Press Releases

 

Washington, D.C. – Language included in the National Defense Authorization Act for Fiscal Year 2012 affirming the President’s authority to prosecute the war on terrorism has drawn praise from one of the nation’s top legal experts. In a letter to Armed Services Committee Chairman, Rep Howard P. “Buck” McKeon (R-Calif), former U.S. Attorney General Michael Mukasey praised the language, which seeks to reinforce the President’s authority pursuant to the 2001 Authorization for the Use of Military Force (AUMF). The legislation clarifies the AUMF passed after September 11th, 2001, which enshrined the President’s legal authority to pursue terrorists and their allies.

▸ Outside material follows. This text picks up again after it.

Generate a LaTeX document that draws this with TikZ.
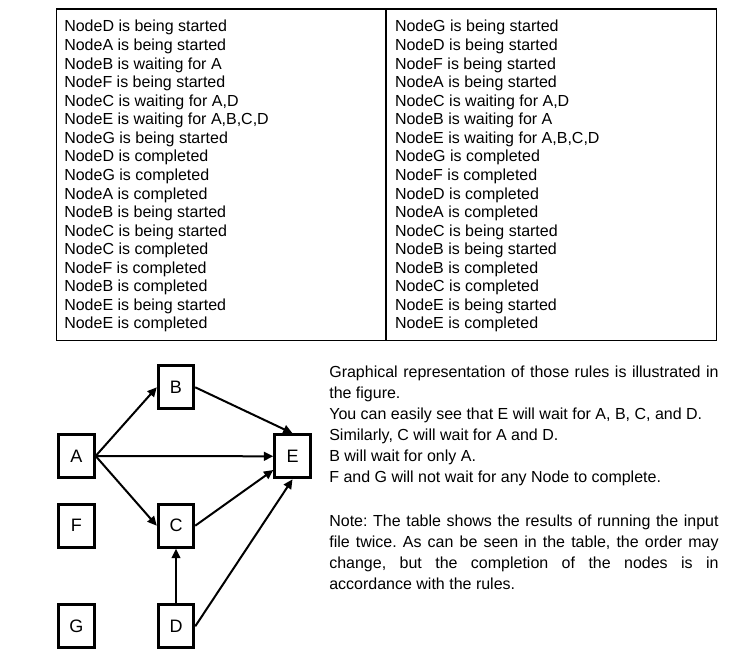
\documentclass[tikz,border=0pt]{standalone}
\usepackage{fontspec}
\setmainfont{Liberation Sans}
\usepackage{tikz}
\usetikzlibrary{arrows.meta}
\usetikzlibrary{positioning}
\frenchspacing
\tikzstyle{job}=[draw,fill=white,rectangle,line width=2.25pt,minimum width=26.6pt,minimum height=32.3pt,inner sep=0pt,font=\fontsize{13.5pt}{16pt}\selectfont]
\tikzstyle{row}=[anchor=base west,inner sep=0pt,font=\fontsize{12pt}{14pt}\selectfont]
\tikzstyle{para}=[anchor=base west,inner sep=0pt,text width=292pt,align=justify,font=\fontsize{12pt}{15.75pt}\selectfont]

\begin{document}
\begin{tikzpicture}[x=0.75pt,y=-0.75pt,line width=1.5pt,>={Triangle[length=7pt,width=6.5pt]}]
\useasboundingbox (0,0) rectangle (746,670);

% the two runs
\draw[line width=1.2pt] (56.5,9.3) rectangle (716.5,340.5);
\draw[line width=1.2pt] (385.8,9.3) -- (385.8,340.5);
\foreach \t [count=\i] in {NodeD is being started,NodeA is being started,NodeB is waiting for A,
  NodeF is being started,{NodeC is waiting for A,D},{NodeE is waiting for A,B,C,D},NodeG is being started,
  NodeD is completed,NodeG is completed,NodeA is completed,NodeB is being started,
  NodeC is being started,NodeC is completed,NodeF is completed,NodeB is completed,
  NodeE is being started,NodeE is completed}
  \node[row] (l\i) at (63.3,{32+18.56*(\i-1)}) {\t};
\foreach \t [count=\i] in {NodeG is being started,NodeD is being started,NodeF is being started,
  NodeA is being started,{NodeC is waiting for A,D},NodeB is waiting for A,{NodeE is waiting for A,B,C,D},
  NodeG is completed,NodeF is completed,NodeD is completed,NodeA is completed,
  NodeC is being started,NodeB is being started,NodeB is completed,NodeC is completed,
  NodeE is being started,NodeE is completed}
  \node[row] (r\i) at (394,{32+18.56*(\i-1)}) {\t};

% the graph
\node[job] (A) at (76.4,456) {A};
\node[job] (B) at (176,387.3) {B};
\node[job] (C) at (176,525.7) {C};
\node[job] (E) at (292.5,456.3) {E};
\node[job] (F) at (76.4,525.7) {F};
\node[job] (G) at (76.4,626.3) {G};
\node[job] (D) at (176,626.3) {D};

\draw[->] (A.east) -- (B.west);
\draw[->] (A.east) -- (E.west);
\draw[->] (A.east) -- (C.west);
\draw[->] (B.east) -- (E.north);
\draw[->] (C.east) -- (E);
\draw[->] (D.north) -- (C.south);
\draw[->] (D.east) -- (E.south);

% explanation
\node[para] (txt1) at (328.3,377.3) {Graphical representation of those rules is illustrated in\linebreak
the figure.\\
You can easily see that E will wait for A, B, C, and D.\\
Similarly, C will wait for A and D.\\
B will wait for only A.\\
F and G will not wait for any Node to complete.};
\node[para] (txt2) at (328.3,526.7) {Note: The table shows the results of running the input\linebreak
file twice. As can be seen in the table, the order may\linebreak
change, but the completion of the nodes is in\linebreak
accordance with the rules.};
\end{tikzpicture}
\end{document}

Former Attorney General Mukasey, who is also a former U.S. district court judge, said that the new language “would not confer new powers, but rather would add order and rationality to what has been an improvisational exercise by judges who do not have the fact finding resources of Congress, or the accountability that comes from being responsible for national security.

“Since its passage, the AUMF has not been updated to reflect the evolving nature and origin of the Islamist threat against this country.  

“Indeed, there are organizations, including the Pakistani Taliban, that are arguably not within its reach, and although we have fought and detained thousands of enemy fighters captured not only in Afghanistan and Iraq, but also in Somalia, Yemen and Pakistan, and continue to detain hundreds, the AUMF does not even refer to detention, let alone prescribe standards for detention.

“As a result of this inaction, we have simply allowed policy makers and judges to improvise how we deal with the evolving terrorist threat and how we treat those we encounter on the battlefield.

“I cannot for the life of me understand the opposition to this measure that is coming from people who profess to be concerned with civil liberties and the rule of law, and yet seem to prefer an improvisational arrangement that does not make us face up to the fact that we are detaining people. If anything, such a system creates the occasion for off loading our detention responsibility to countries that will treat detainees much less humanely than we would, or killing instead of capturing, which can hardly be said to present a humane alternative or one governed by legal principles.”